An event like Comic-Con always generates skeptics and naysayers. Many find the consumerism repulsive, the spectacle tasteless, and the scale insupportably exhausting. Now that Comic-Con has fused with, and embodies, popular culture writ large, the gripes aimed at superhero movies, fan-based marketing and the nerdlebrity culture in general also wash up on its shores. Just as a lot of the growth and bombast of Comic-Con can be factored in to our assessments of the event moving forward, so too can a lot of the backlash.
But amid the noise, there are a few troublesome signals. Critical carping over the decade-old superhero movie boom has become a lot more thoughtful and targeted. This is not just old-school film critics telling pop culture enthusiasts to get their big, messy blockbusters off their lawn; it’s increasingly a knowing insider critique from people who understand, appreciate and even love comics culture, but fear it is showing signs of rot.

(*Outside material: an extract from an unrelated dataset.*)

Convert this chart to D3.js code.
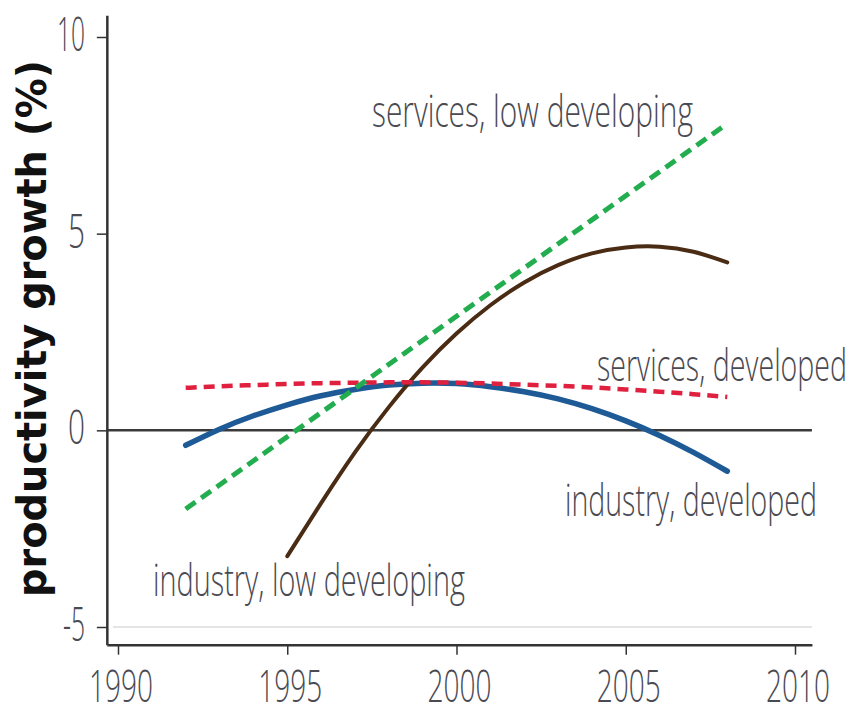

This has spilled over into conversations within nerd culture, with one particularly unfortunate example questioning the motives of some recently-arrived women as fans and participants. But gender issues aside, the anguish over geek authenticity reflects the anxiety of a fragile subculture being strip-mined by opportunists. As comics fandom has expanded beyond its natural audience, it has longer borders to defend and a more diverse set of views operating within the tribe. Because we are talking about naturally smart and obsessive people for the most part, these conversations can lead to a debilitating self-consciousness that can choke off forward progress.
Some of this is reflected at Comic-Con. There’s also been a sameness and repetition to the big panels for the last few years as not only the movie premiers, but also the big nerdlebrity talk-a-thons. Everyone has become more sophisticated and less spontaneous. What started out as uniquely-cool direct connections between stars and their audience have now become sophisticated three-bumper bank-shots of calculated channel management.
It all reminds me of a Simpsons episode from years agowhere Bart inadvertently becomes a TV sitcom star with his very own obnoxious catch-phrase (“I didn’t do it!”). He keeps getting more and more famous and successful, until one day he starts seeing the show as his job. The moment he has that seemingly-pragmatic and sophisticated revelation, the laughs dry up and the show goes off the air. It wasn’t the size of his fame that got him; it was the self-awareness.
In an apparently unrelated development, Matt Groening received the annual Icon Award at this year’s Con. That was cool.